Sean Taylor, Ian Meadows and Darian Nkono in Joe Penhall's BLUE ORANGE
Sean Taylor, Ian Meadows and Darian Nkono in Joe Penhall’s BLUE ORANGE. Pics Clare Hawley

Psychiatry is surely the most nebulous and volatile of all the chosen medical careers and the gravity of the profession played a substantial part in the extensive media coverage during our recent Mental Health Week.

English playwright Joe Penhall takes an adventurous leap into the complexities of psychiatry and mental health in his multi-award winning play, BLUE/ORANGE.

The underlying seriousness of the play is counterpointed by Penhall’s clever humour, – his ability to use razor-sharp wit and exotic ideas to keep one step ahead of his audience.

Director Anna Crawford, (with the help of assistant director Jo-Anne Cahill, a wonderful production team and outstanding cast of actors), has created an energetic and balanced production, containing all the elements of raw emotion, perplexity, humour and neuroses, enabling the audience to ponder, – who’s mad and who’s sane?

Crawford said, “Mental illness is one illness that you can’t do a blood test for”, and she added, “It’s bunching together a bunch of symptoms, but what if the diagnosis is wrong?”

Young black Londoner, Christopher, played with wonderfully erratic and charismatic energy by Dorian Nkono, was arrested and sectioned to a psychiatric hospital for a month following an ‘incident’ at his local market. On his 27th day, he is excited and has packed his bags. The young and theory-driven psychiatrist, Bruce, played with great passion by Ian Meadows, has doubts about Christopher’s return home to his White City flat, especially when Christopher tells him the orange he has peeled is blue and has an almost plausible story that his father is Idi Amin.

Supervising consultant, Robert, played brilliantly by Sean Taylor, with enigmatic presence and impeccable comedy timing, swans into the room with his cavalier optimism and wonderful command of the English language. Robert nevertheless has a darker underlying cynicism.

Robert contradicts and patronises Bruce, believing that Christopher is ready to return home or he may end up institutionalised. He also suggests that this could be a case of ‘ethnocentric misdiagnosis’ where blacks outnumber whites in the mental hospitals. Racism and mental health are questioned.

Bruce feels Christopher should be re-sectioned for further analysis, in particular, for schizophrenia, as opposed to Robert’s suggestion of borderline personality disorder.
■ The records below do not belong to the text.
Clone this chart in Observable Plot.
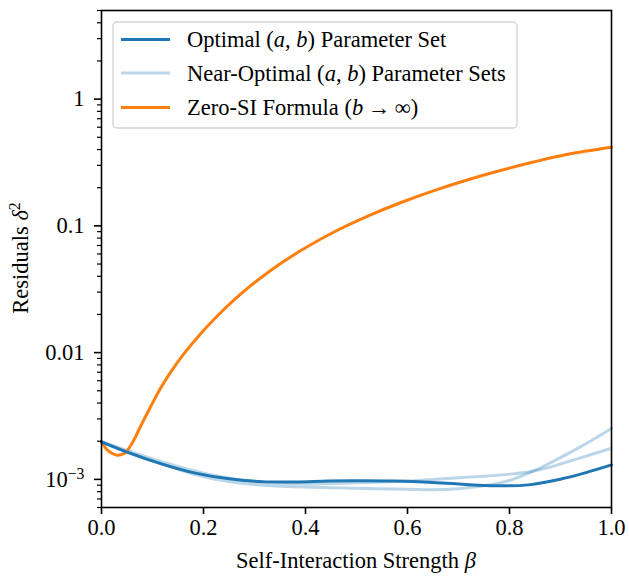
<!DOCTYPE html>
<html>
<head>
<meta charset="utf-8">
<script src="https://cdn.jsdelivr.net/npm/d3@7"></script>
<script src="https://cdn.jsdelivr.net/npm/@observablehq/plot@0.6"></script>
<style>
  html, body { margin: 0; padding: 0; background: white; }
  svg { display: block; }
</style>
</head>
<body>
<div id="chart"></div>
<script>
// ---- data ----
const betaZero = [0, 0.01, 0.021, 0.031, 0.04, 0.047, 0.052, 0.057, 0.065, 0.076, 0.096, 0.116, 0.135, 0.161, 0.194, 0.227, 0.259, 0.292, 0.325, 0.357, 0.39, 0.455, 0.521, 0.586, 0.652, 0.717, 0.782, 0.847, 0.912, 1.0];
const zeroSI   = [1.98e-3, 1.73e-3, 1.6e-3, 1.55e-3, 1.575e-3, 1.63e-3, 1.72e-3, 1.84e-3, 2.1e-3, 2.59e-3, 3.72e-3, 5.25e-3, 6.95e-3, 9.72e-3, 0.01403, 0.01946, 0.02583, 0.03357, 0.04246, 0.05224, 0.06353, 0.0891, 0.1188, 0.1521, 0.1896, 0.2298, 0.273, 0.3186, 0.3657, 0.4171];

const betaOpt = [0, 0.054, 0.119, 0.184, 0.25, 0.315, 0.38, 0.446, 0.511, 0.576, 0.642, 0.707, 0.773, 0.838, 0.903, 0.95, 1.0];
const optimal = [1.98e-3, 1.62e-3, 1.32e-3, 1.12e-3, 1.01e-3, 0.96e-3, 0.955e-3, 0.97e-3, 0.975e-3, 0.97e-3, 0.95e-3, 0.915e-3, 0.89e-3, 0.905e-3, 1.01e-3, 1.13e-3, 1.3e-3];

const betaNear = [0, 0.1, 0.2, 0.3, 0.4, 0.5, 0.6, 0.65, 0.7, 0.75, 0.8, 0.84, 0.88, 0.92, 0.96, 1.0];
const nearA = [1.98e-3, 1.4e-3, 1.05e-3, 0.91e-3, 0.87e-3, 0.85e-3, 0.835e-3, 0.83e-3, 0.845e-3, 0.89e-3, 0.98e-3, 1.13e-3, 1.35e-3, 1.64e-3, 2.02e-3, 2.52e-3];
const nearB = [1.98e-3, 1.45e-3, 1.12e-3, 0.96e-3, 0.92e-3, 0.94e-3, 0.97e-3, 1.0e-3, 1.03e-3, 1.06e-3, 1.1e-3, 1.15e-3, 1.25e-3, 1.4e-3, 1.57e-3, 1.76e-3];

const xTicks = [0, 0.2, 0.4, 0.6, 0.8, 1.0];
const xTickLabels = ["0.0", "0.2", "0.4", "0.6", "0.8", "1.0"];
const yTicks = [1, 0.1, 0.01, 0.001];
const yTickLabels = ["1", "0.1", "0.01", "10^-3"];

// ---- build tables ----
const toRows = (xs, ys) => xs.map((x, i) => ({x, y: ys[i]}));
const zeroRows = toRows(betaZero, zeroSI);
const optRows = toRows(betaOpt, optimal);
const nearARows = toRows(betaNear, nearA);
const nearBRows = toRows(betaNear, nearB);

const yDomain = [6e-4, 5];
const yMinor = [];
for (let e = -4; e <= 0; e++) for (let m = 2; m <= 9; m++) {
  const v = m * Math.pow(10, e);
  if (v >= yDomain[0] && v <= yDomain[1]) yMinor.push(v);
}

const BLUE = "#1f77b4", ORANGE = "#ff7f0e";
const FONT = "'Liberation Serif', 'Times New Roman', serif";
const FS = 22.5;
const CURVE = "catmull-rom";

const chart = Plot.plot({
  width: 629,
  height: 576,
  marginLeft: 101,
  marginRight: 18,
  marginTop: 10,
  marginBottom: 69,
  style: {fontFamily: FONT, fontSize: FS + "px", background: "white", color: "black"},
  x: {domain: [0, 1]},
  y: {type: "log", domain: yDomain},
  marks: [
    Plot.line(nearARows, {x: "x", y: "y", stroke: BLUE, strokeOpacity: 0.3, strokeWidth: 3, curve: CURVE}),
    Plot.line(nearBRows, {x: "x", y: "y", stroke: BLUE, strokeOpacity: 0.3, strokeWidth: 3, curve: CURVE}),
    Plot.line(zeroRows, {x: "x", y: "y", stroke: ORANGE, strokeWidth: 3, curve: CURVE}),
    Plot.line(optRows, {x: "x", y: "y", stroke: BLUE, strokeWidth: 3, curve: CURVE}),
    Plot.frame({stroke: "black", strokeWidth: 1.6}),
    Plot.axisX({ticks: xTicks, tickFormat: d => xTickLabels[xTicks.indexOf(d)], tickSize: 7, tickPadding: 5, strokeWidth: 1.6, label: null, fontSize: FS}),
    Plot.axisY({ticks: yMinor, tickFormat: () => "", tickSize: 4, strokeWidth: 1.2, label: null}),
    Plot.axisY({ticks: yTicks, tickFormat: d => yTickLabels[yTicks.indexOf(d)], tickSize: 7, tickPadding: 10, strokeWidth: 1.6, label: null, fontSize: FS})
  ]
});

document.getElementById("chart").appendChild(chart);

const svg = d3.select(chart);
// superscript label 10^-3
svg.selectAll("text").each(function() {
  const t = d3.select(this);
  if (t.text() === "10^-3") {
    t.text(null);
    t.append("tspan").text("10");
    t.append("tspan").attr("font-size", "0.7em").attr("dy", "-0.5em").text("\u22123");
  }
});

// axis labels
const xl = svg.append("text")
  .attr("x", 356).attr("y", 568)
  .attr("text-anchor", "middle")
  .attr("font-family", FONT).attr("font-size", FS).attr("fill", "black");
xl.append("tspan").text("Self-Interaction Strength ");
xl.append("tspan").attr("font-style", "italic").text("\u03B2");

const yl = svg.append("text")
  .attr("transform", "translate(28,258) rotate(-90)")
  .attr("text-anchor", "middle")
  .attr("font-family", FONT).attr("font-size", FS).attr("fill", "black");
yl.append("tspan").text("Residuals ");
yl.append("tspan").attr("font-style", "italic").text("\u03B4");
yl.append("tspan").attr("font-size", "0.7em").attr("dy", "-0.5em").text("2");

// legend
const lg = svg.append("g");
lg.append("rect")
  .attr("x", 113).attr("y", 22).attr("width", 404).attr("height", 106)
  .attr("rx", 4).attr("fill", "white").attr("fill-opacity", 0.8)
  .attr("stroke", "#d5d5d5").attr("stroke-width", 1.4);

const legendItems = [
  {stroke: BLUE, opacity: 1, parts: [["Optimal (", false], ["a", true], [", ", false], ["b", true], [") Parameter Set", false]]},
  {stroke: BLUE, opacity: 0.3, parts: [["Near-Optimal (", false], ["a", true], [", ", false], ["b", true], [") Parameter Sets", false]]},
  {stroke: ORANGE, opacity: 1, parts: [["Zero-SI Formula (", false], ["b", true], ["\u2009\u2192\u2009\u221E)", false]]}
];
const rowY = [39.5, 73, 107.5];
legendItems.forEach((item, i) => {
  lg.append("line")
    .attr("x1", 121).attr("x2", 170).attr("y1", rowY[i]).attr("y2", rowY[i])
    .attr("stroke", item.stroke).attr("stroke-opacity", item.opacity).attr("stroke-width", 3);
  const t = lg.append("text")
    .attr("x", 187).attr("y", rowY[i] + 7.5)
    .attr("text-anchor", "start")
    .attr("font-family", FONT).attr("font-size", FS).attr("fill", "black");
  item.parts.forEach(([s, it]) => {
    const sp = t.append("tspan").text(s);
    if (it) sp.attr("font-style", "italic");
  });
});
</script>
</body>
</html>
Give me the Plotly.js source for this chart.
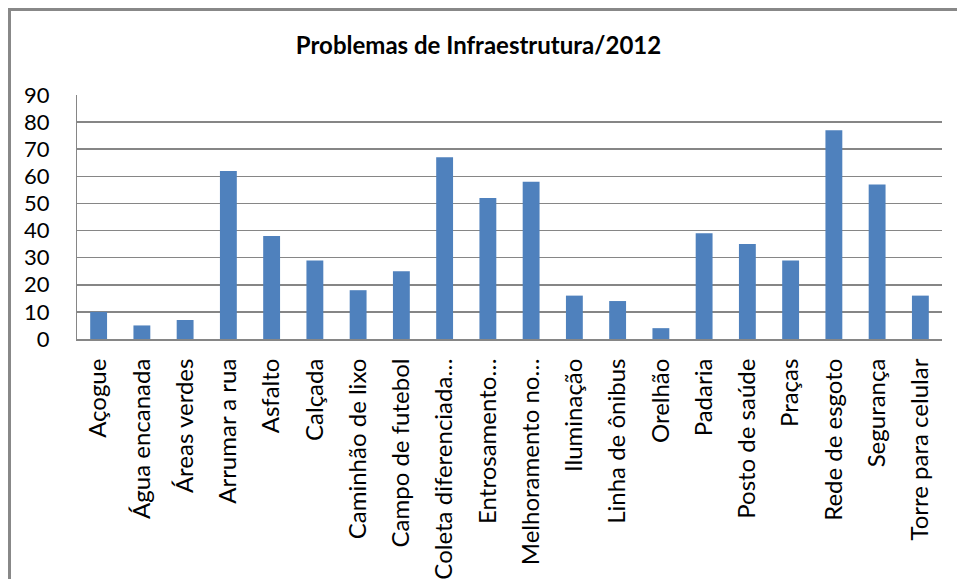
<!DOCTYPE html>
<html>
<head>
<meta charset="utf-8">
<script src="https://cdn.plot.ly/plotly-3.0.1.min.js"></script>
<style>
html,body{margin:0;padding:0;background:#fff;}
#chart{width:957px;height:579px;}
</style>
</head>
<body>
<div id="chart"></div>
<script>
const categories = [
  "Açogue", "Água encanada", "Áreas verdes", "Arrumar a rua", "Asfalto",
  "Calçada", "Caminhão de lixo", "Campo de futebol", "Coleta diferenciada…",
  "Entrosamento…", "Melhoramento no…", "Iluminação", "Linha de ônibus",
  "Orelhão", "Padaria", "Posto de saúde", "Praças", "Rede de esgoto",
  "Segurança", "Torre para celular"
];
const values = [10, 5, 7, 62, 38, 29, 18, 25, 67, 52, 58, 16, 14, 4, 39, 35, 29, 77, 57, 16];
const yTicks = [0, 10, 20, 30, 40, 50, 60, 70, 80, 90];
const titleText = "Problemas de Infraestrutura/2012";

const W = 957, H = 579;
const m = {l: 77, r: 15, t: 95, b: 240};
const pw = W - m.l - m.r, ph = H - m.t - m.b;
function px2x(px){ return (px - m.l) / pw; }
function py2y(py){ return (H - m.b - py) / ph; }

const trace = {
  type: 'bar',
  x: categories,
  y: values,
  marker: {color: '#4F81BD'},
  hoverinfo: 'x+y'
};

const layout = {
  width: W, height: H,
  margin: m,
  paper_bgcolor: '#fff',
  plot_bgcolor: '#fff',
  showlegend: false,
  bargap: 0.61,
  title: {
    text: '<b>' + titleText + '</b>',
    font: {family: 'Lato, "Open Sans", sans-serif', size: 24, color: '#000'},
    x: 0.5, xanchor: 'center',
    y: 1 - 46 / H, yanchor: 'middle'
  },
  xaxis: {
    type: 'category',
    tickangle: -90,
    tickfont: {family: 'Lato, "Open Sans", sans-serif', size: 24, color: '#000'},
    showgrid: false,
    showline: true, linecolor: '#868686', linewidth: 2,
    ticks: '', ticklabelstandoff: 8,
    zeroline: false
  },
  yaxis: {
    range: [0, 90],
    tickvals: yTicks,
    ticktext: yTicks.map(String),
    tickfont: {family: 'Lato, "Open Sans", sans-serif', size: 22, color: '#000'},
    showgrid: true, gridcolor: '#868686', gridwidth: 1.5,
    showline: true, linecolor: '#868686', linewidth: 1,
    zeroline: false,
    ticks: '', ticklabelstandoff: 22
  },
  shapes: [
    {type: 'line', xref: 'paper', yref: 'paper',
     x0: px2x(9.5), x1: px2x(9.5), y0: py2y(8.5), y1: py2y(H + 5),
     line: {color: '#888', width: 3}},
    {type: 'line', xref: 'paper', yref: 'paper',
     x0: px2x(8), x1: px2x(W + 5), y0: py2y(9.5), y1: py2y(9.5),
     line: {color: '#888', width: 3}}
  ]
};

Plotly.newPlot('chart', [trace], layout, {displayModeBar: false, staticPlot: true});
</script>
</body>
</html>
This battle of opinions reaches absurd heights to the point where we’re wondering if Christopher is the most sane of the three.

The set design by Tobhiyah Stone Feller is a wonderful, large white, ‘ink blot’ shaped structure on the back wall, with a circle like an egg yolk in the centre. Lighting designer Christopher Page has collaborated with Feller with wonderful results. The blot and circle change colour and the audience can read into the resulting images.

BLUE/ORANGE is a stimulating and highly enjoyable play. Anna Crawford’s production of Joe Penhall’s play  is on at the Ensemble Theatre, Kirribilli, until Saturday 29th November, 2014.